══ Information shown

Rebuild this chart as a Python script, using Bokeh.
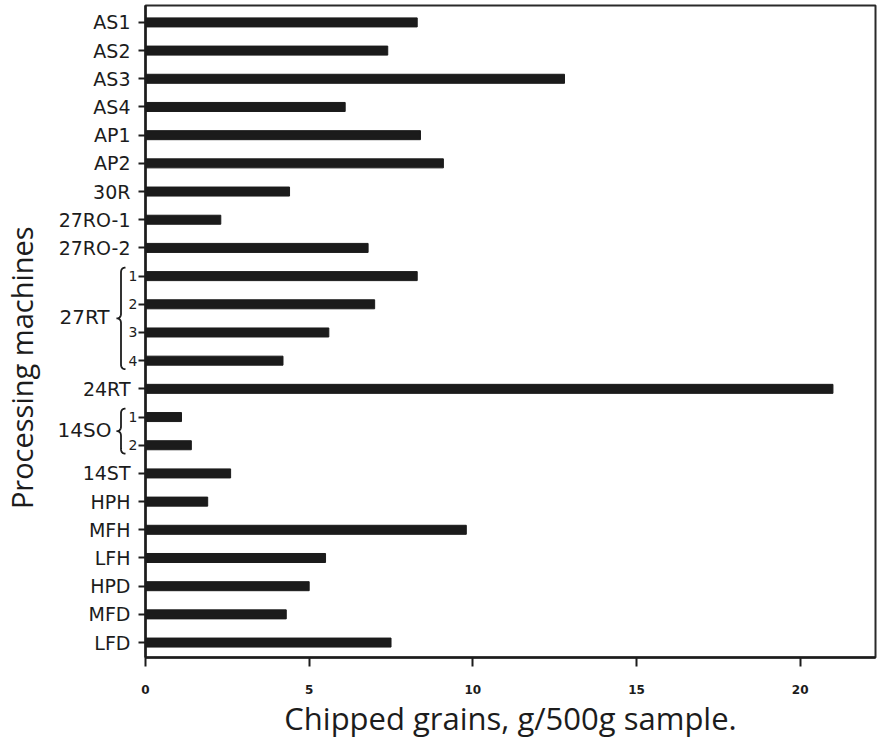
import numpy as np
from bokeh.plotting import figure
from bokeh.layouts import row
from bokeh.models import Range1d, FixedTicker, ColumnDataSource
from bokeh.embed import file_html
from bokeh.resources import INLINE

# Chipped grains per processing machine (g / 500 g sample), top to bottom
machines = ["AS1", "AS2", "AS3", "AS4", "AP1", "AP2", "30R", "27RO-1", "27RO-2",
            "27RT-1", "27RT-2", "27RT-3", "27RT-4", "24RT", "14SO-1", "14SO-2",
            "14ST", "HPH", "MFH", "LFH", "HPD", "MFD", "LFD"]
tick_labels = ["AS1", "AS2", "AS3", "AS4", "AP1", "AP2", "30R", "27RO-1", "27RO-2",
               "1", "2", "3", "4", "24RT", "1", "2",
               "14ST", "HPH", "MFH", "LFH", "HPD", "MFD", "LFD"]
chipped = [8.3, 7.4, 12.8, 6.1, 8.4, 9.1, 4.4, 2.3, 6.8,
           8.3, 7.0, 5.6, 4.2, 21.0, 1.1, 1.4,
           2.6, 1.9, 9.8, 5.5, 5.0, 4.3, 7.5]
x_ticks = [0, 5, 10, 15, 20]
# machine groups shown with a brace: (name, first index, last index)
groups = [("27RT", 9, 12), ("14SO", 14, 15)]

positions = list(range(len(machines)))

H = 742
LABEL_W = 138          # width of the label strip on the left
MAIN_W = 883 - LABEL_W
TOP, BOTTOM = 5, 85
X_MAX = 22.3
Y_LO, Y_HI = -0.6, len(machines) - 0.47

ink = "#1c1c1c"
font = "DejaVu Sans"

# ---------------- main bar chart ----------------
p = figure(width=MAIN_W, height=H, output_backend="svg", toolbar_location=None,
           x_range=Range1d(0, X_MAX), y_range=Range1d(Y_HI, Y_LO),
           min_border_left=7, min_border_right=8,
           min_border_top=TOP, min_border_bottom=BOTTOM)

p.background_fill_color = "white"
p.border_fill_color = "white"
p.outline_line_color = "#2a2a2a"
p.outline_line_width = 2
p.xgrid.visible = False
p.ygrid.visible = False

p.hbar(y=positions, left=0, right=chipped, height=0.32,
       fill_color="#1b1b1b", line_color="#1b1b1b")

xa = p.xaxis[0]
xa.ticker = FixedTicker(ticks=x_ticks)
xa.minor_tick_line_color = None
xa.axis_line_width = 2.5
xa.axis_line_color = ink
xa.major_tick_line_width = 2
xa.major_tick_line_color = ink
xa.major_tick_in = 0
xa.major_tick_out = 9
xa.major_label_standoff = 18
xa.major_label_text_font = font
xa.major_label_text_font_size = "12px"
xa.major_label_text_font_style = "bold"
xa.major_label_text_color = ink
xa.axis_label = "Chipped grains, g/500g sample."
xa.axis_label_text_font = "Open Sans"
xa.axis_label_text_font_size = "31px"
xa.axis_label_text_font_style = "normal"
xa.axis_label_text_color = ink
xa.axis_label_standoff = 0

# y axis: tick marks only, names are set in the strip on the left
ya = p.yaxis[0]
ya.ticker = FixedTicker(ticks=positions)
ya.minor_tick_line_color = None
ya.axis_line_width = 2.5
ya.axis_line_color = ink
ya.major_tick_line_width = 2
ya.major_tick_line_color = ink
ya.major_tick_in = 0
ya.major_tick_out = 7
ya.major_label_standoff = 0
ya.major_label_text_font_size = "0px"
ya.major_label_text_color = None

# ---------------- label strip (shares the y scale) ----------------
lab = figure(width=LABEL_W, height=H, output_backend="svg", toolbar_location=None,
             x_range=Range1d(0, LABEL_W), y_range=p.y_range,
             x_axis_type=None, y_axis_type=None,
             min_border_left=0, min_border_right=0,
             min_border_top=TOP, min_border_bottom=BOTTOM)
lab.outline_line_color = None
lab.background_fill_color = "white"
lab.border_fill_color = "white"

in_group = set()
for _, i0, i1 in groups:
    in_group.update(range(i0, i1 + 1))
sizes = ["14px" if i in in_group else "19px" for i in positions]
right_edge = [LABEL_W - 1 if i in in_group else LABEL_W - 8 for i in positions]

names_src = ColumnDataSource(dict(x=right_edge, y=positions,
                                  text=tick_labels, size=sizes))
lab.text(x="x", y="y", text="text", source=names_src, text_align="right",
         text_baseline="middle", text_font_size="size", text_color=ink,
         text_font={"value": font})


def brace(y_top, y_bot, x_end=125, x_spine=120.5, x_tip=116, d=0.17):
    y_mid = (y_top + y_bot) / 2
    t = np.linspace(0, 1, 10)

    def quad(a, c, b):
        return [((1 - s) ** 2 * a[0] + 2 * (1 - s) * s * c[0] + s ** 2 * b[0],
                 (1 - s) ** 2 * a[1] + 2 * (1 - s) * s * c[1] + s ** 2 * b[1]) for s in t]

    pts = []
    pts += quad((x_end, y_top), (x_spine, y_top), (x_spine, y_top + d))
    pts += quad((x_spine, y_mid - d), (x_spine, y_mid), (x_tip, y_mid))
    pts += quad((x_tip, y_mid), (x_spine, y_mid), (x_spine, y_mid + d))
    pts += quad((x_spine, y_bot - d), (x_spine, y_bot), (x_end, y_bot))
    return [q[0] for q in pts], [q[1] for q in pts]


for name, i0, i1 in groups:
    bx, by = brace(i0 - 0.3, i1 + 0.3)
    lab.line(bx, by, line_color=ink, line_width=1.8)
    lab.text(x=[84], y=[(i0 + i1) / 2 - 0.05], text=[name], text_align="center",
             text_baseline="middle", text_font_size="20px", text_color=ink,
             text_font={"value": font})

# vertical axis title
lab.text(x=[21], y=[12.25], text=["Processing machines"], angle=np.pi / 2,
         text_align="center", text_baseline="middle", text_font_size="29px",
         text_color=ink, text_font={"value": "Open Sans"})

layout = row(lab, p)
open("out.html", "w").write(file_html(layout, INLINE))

════

--- Request ---
Transcribe exactly, with no pictures, the lines running from the first line of the material through the line holding "from bokeh.resources import INLINE".

--- Exercise response ---
Rebuild this chart as a Python script, using Bokeh.
import numpy as np
from bokeh.plotting import figure
from bokeh.layouts import row
from bokeh.models import Range1d, FixedTicker, ColumnDataSource
from bokeh.embed import file_html
from bokeh.resources import INLINE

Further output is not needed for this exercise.